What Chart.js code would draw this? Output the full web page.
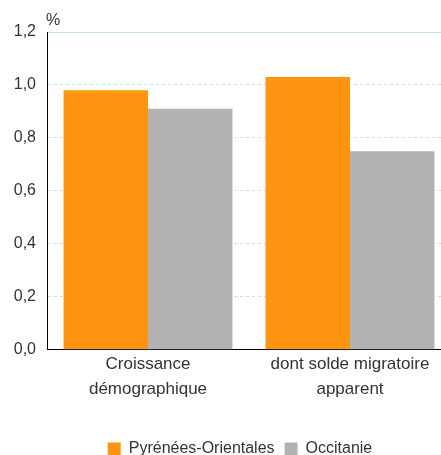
<!DOCTYPE html>
<html lang="fr">
<head>
<meta charset="utf-8">
<title>Croissance démographique</title>
<script src="https://cdn.jsdelivr.net/npm/chart.js@4/dist/chart.umd.min.js"></script>
<style>
  html, body { margin: 0; padding: 0; overflow: hidden; background: #ffffff; }
  #wrap { width: 441px; height: 455px; overflow: hidden; }
  canvas { display: block; }
</style>
</head>
<body>
<div id="wrap"><canvas id="chart" width="480" height="467"></canvas></div>
<script>
// Categories (two-line labels)
const categories = [
  ["Croissance", "démographique"],
  ["dont solde migratoire", "apparent"]
];
// Annual rates in %
const pyreneesOrientales = [0.98, 1.03];
const occitanie = [0.91, 0.75];
const seriesNames = ["Pyrénées-Orientales", "Occitanie"];
const yTicks = [0, 0.2, 0.4, 0.6, 0.8, 1.0, 1.2];

const FONT = "'Liberation Sans', Arial, Helvetica, sans-serif";
const TEXT = "#333333";

// Unit label drawn above the value axis
const unitLabel = {
  id: "unitLabel",
  afterDraw(chart) {
    const { ctx, chartArea } = chart;
    ctx.save();
    ctx.font = "16px " + FONT;
    ctx.fillStyle = TEXT;
    ctx.textAlign = "left";
    ctx.textBaseline = "alphabetic";
    ctx.fillText("%", chartArea.left - 1, 25);
    ctx.restore();
  }
};

new Chart(document.getElementById("chart"), {
  type: "bar",
  data: {
    labels: categories,
    datasets: [
      { label: seriesNames[0], data: pyreneesOrientales, backgroundColor: "#FF9410" },
      { label: seriesNames[1], data: occitanie, backgroundColor: "#B2B2B2" }
    ]
  },
  options: {
    responsive: false,
    devicePixelRatio: 1,
    animation: false,
    layout: { padding: { top: 32, right: 0, left: 0, bottom: 0 } },
    datasets: { bar: { categoryPercentage: 0.836, barPercentage: 1.0 } },
    scales: {
      x: {
        afterFit(scale) { scale.height += 27; },
        grid: { display: false, drawTicks: false },
        border: { display: true, color: "#000000", width: 1 },
        ticks: {
          color: TEXT,
          font: { family: FONT, size: 17, lineHeight: 1.42 },
          padding: 3,
          maxRotation: 0
        }
      },
      y: {
        min: 0,
        max: 1.2,
        afterFit(scale) { scale.width = 47; },
        afterBuildTicks(scale) { scale.ticks = yTicks.map(v => ({ value: v })); },
        grid: {
          drawTicks: false,
          color: ctx => (ctx.tick && ctx.tick.value === 0) ? "rgba(0,0,0,0)" : "#BFDFF3",
          lineWidth: 1
        },
        border: {
          display: true,
          color: "#000000",
          width: 1,
          dash: ctx => (ctx.tick && ctx.tick.value === 1.2) ? [] : [3, 3]
        },
        ticks: {
          color: TEXT,
          font: { family: FONT, size: 16 },
          padding: 11,
          callback: v => v.toFixed(1).replace(".", ",")
        }
      },
      // empty right-hand margin of the plot
      yMargin: {
        position: "right",
        min: 0,
        max: 1.2,
        afterFit(scale) { scale.width = 29; },
        grid: { display: false, drawTicks: false },
        border: { display: false },
        ticks: { display: false }
      }
    },
    plugins: {
      legend: {
        position: "bottom",
        labels: {
          color: TEXT,
          font: { family: FONT, size: 16 },
          boxWidth: 13,
          boxHeight: 13,
          padding: 10
        }
      },
      tooltip: { enabled: false }
    }
  },
  plugins: [unitLabel]
});
</script>
</body>
</html>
========================
INSTRUCTIONS TO FOLLOW ▸
Every line of text is to be repeated exactly; pictures are left out.

COMPLETE ANSWER ▸
What Chart.js code would draw this? Output the full web page.
<!DOCTYPE html>
<html lang="fr">
<head>
<meta charset="utf-8">
<title>Croissance démographique</title>
<script src="https://cdn.jsdelivr.net/npm/chart.js@4/dist/chart.umd.min.js"></script>
<style>
  html, body { margin: 0; padding: 0; overflow: hidden; background: #ffffff; }
  #wrap { width: 441px; height: 455px; overflow: hidden; }
  canvas { display: block; }
</style>
</head>
<body>
<div id="wrap"><canvas id="chart" width="480" height="467"></canvas></div>
<script>
// Categories (two-line labels)
const categories = [
  ["Croissance", "démographique"],
  ["dont solde migratoire", "apparent"]
];
// Annual rates in %
const pyreneesOrientales = [0.98, 1.03];
const occitanie = [0.91, 0.75];
const seriesNames = ["Pyrénées-Orientales", "Occitanie"];
const yTicks = [0, 0.2, 0.4, 0.6, 0.8, 1.0, 1.2];

const FONT = "'Liberation Sans', Arial, Helvetica, sans-serif";
const TEXT = "#333333";

// Unit label drawn above the value axis
const unitLabel = {
  id: "unitLabel",
  afterDraw(chart) {
    const { ctx, chartArea } = chart;
    ctx.save();
    ctx.font = "16px " + FONT;
    ctx.fillStyle = TEXT;
    ctx.textAlign = "left";
    ctx.textBaseline = "alphabetic";
    ctx.fillText("%", chartArea.left - 1, 25);
    ctx.restore();
  }
};

new Chart(document.getElementById("chart"), {
  type: "bar",
  data: {
    labels: categories,
    datasets: [
      { label: seriesNames[0], data: pyreneesOrientales, backgroundColor: "#FF9410" },
      { label: seriesNames[1], data: occitanie, backgroundColor: "#B2B2B2" }
    ]
  },
  options: {
    responsive: false,
    devicePixelRatio: 1,
    animation: false,
    layout: { padding: { top: 32, right: 0, left: 0, bottom: 0 } },
    datasets: { bar: { categoryPercentage: 0.836, barPercentage: 1.0 } },
    scales: {
      x: {
        afterFit(scale) { scale.height += 27; },
        grid: { display: false, drawTicks: false },
        border: { display: true, color: "#000000", width: 1 },
        ticks: {
          color: TEXT,
          font: { family: FONT, size: 17, lineHeight: 1.42 },
          padding: 3,
          maxRotation: 0
        }
      },
      y: {
        min: 0,
        max: 1.2,
        afterFit(scale) { scale.width = 47; },
        afterBuildTicks(scale) { scale.ticks = yTicks.map(v => ({ value: v })); },
        grid: {
          drawTicks: false,
          color: ctx => (ctx.tick && ctx.tick.value === 0) ? "rgba(0,0,0,0)" : "#BFDFF3",
          lineWidth: 1
        },
        border: {
          display: true,
          color: "#000000",
          width: 1,
          dash: ctx => (ctx.tick && ctx.tick.value === 1.2) ? [] : [3, 3]
        },
        ticks: {
          color: TEXT,
          font: { family: FONT, size: 16 },
          padding: 11,
          callback: v => v.toFixed(1).replace(".", ",")
        }
      },
      // empty right-hand margin of the plot
      yMargin: {
        position: "right",
        min: 0,
        max: 1.2,
        afterFit(scale) { scale.width = 29; },
        grid: { display: false, drawTicks: false },
        border: { display: false },
        ticks: { display: false }
      }
    },
    plugins: {
      legend: {
        position: "bottom",
        labels: {
          color: TEXT,
          font: { family: FONT, size: 16 },
          boxWidth: 13,
          boxHeight: 13,
          padding: 10
        }
      },
      tooltip: { enabled: false }
    }
  },
  plugins: [unitLabel]
});
</script>
</body>
</html>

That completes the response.